Ask HN: When teaching myself, how can I learn to engineer instead of just code? - MPetitt


======
ilaksh
Software engineering knowledge is similar to other types of knowledge, like
Java or Node.js programming knowledge. It is available on the internet.

There seem to be quite a few people who still think that software engineering
is about planning, creating design documents or sequence diagrams, building
the ultimate design, etc. Although planning and design are important, this
general viewpoint is outdated.

I believe the the keys to software engineering, rather than coming up with the
ultimate plan or design ahead of time, are A) separation of concerns, and B)
tight, closed, feedback loops with incremental improvement. Your tools and
processes are going to embody the core engineering principles.

As far as separation of concerns, there are many ways to do that well and to
do that poorly. But I believe that currently Node.js with its simple, one-
purpose per module system with semantic versioning gives you the best head
start in that direction.

Another core feedback loop for contemporary software engineering is automated
testing: unit tests, integration tests. Unit tests keep the loop tight.

Continuous integration is also key and can be thought of as a way of making
sure you have a closed loop because it means that all of your tests _have_ to
pass before you deploy which means that you must immediately make corrections
when you have failing tests.

Another critical aspect of contemporary software engineering is quickly
incorporating feedback from users and other stakeholders.

So short iterations are very important. However, you can't just take a few
pieces of this whole thing that you like and ignore the rest. If you do short
iterations without good testing, you will be screwed. You need the whole
process to fit together. That is one way that a lot of 'agile' teams go
wrong-- the manager thinks 'agile' just means he can release more often using
basically the same process and tools he was using before.

I believe that the most important aspects of software engineering are the most
recent developments in tools and processes and these are often not yet
incorporated into many university courses or majors in software engineering.

So anyway, just google for the names of the popular build, test, and CI tools
are for your platform and also learn about whatever abstractions and component
systems are available for your platform. Then you have to try to use that
stuff to learn it.

------
fbuilesv
I'm currently writing an article about this but the two most helpful things
I've found are:

1\. Be thoughtful and patient: Instead of writing down whatever comes to my
mind, I try to take a couple of minutes thinking about the ramifications of
what I'm doing before writing the actual code. In some cases I'll mock several
ways of doing the same thing and try to get a "feel" from them [0].

2\. Know and use your tools! Unit testing, debuggers or code analyzers are
there to help you. You don't need to use all the tools all the time but by
becoming proficient with them you'll make your life easier and you can get a
deeper understanding of what you're doing.

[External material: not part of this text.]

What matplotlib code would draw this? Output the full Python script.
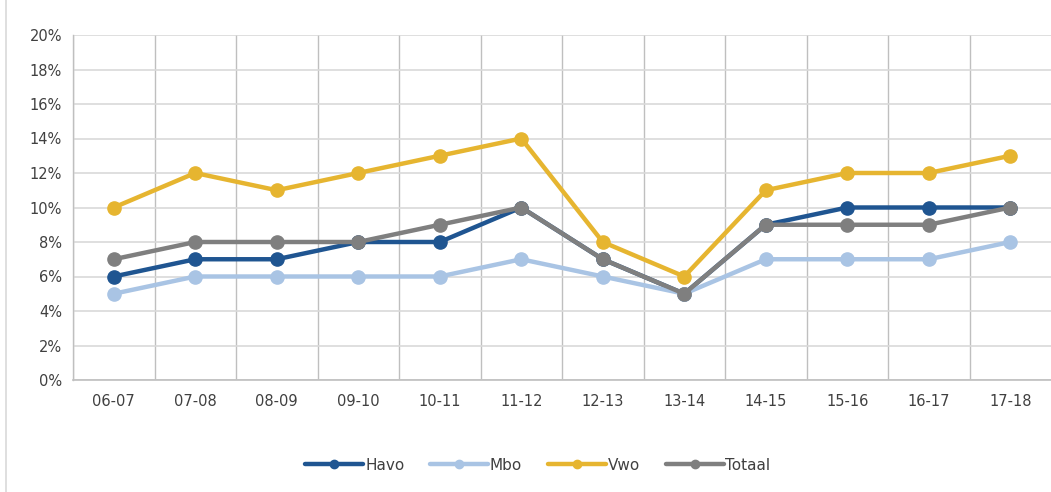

[0] My "feel" might not be your "feel", it's probably not even the right way
of doing things in many cases, but with enough time programming you tend to
recognize what "feels" good and what doesn't.

------
JacobH
To put it short, understand the limitations of what you're trying to achieve,
and find out what you can afford to add and what you can skimp on a little
without notice or, to add performance elsewhere.

Without limitations you're just coding, fiddling, dreaming..

------
reiz
If you want to engineer something you should learn about software design
pattern. The wiki page is a good start:
[http://en.wikipedia.org/wiki/Software_design_pattern](http://en.wikipedia.org/wiki/Software_design_pattern).

------
stuartcw
Run your code in Production. Scaling. Robustness. Error Handling. Correct
logging. These will all keep you up at night until your code is correctly
engineered.

------
staunch
1\. Create something.

2\. Recognize its failings.

3\. Fix that thing, or create something new, without those failings.

4\. Repeat indefinitely.

------
deadfall
Engineering is a bit of an art form in my opinion. It is about style and how
you tackle a problem. I recommend reading Hacker and Painters.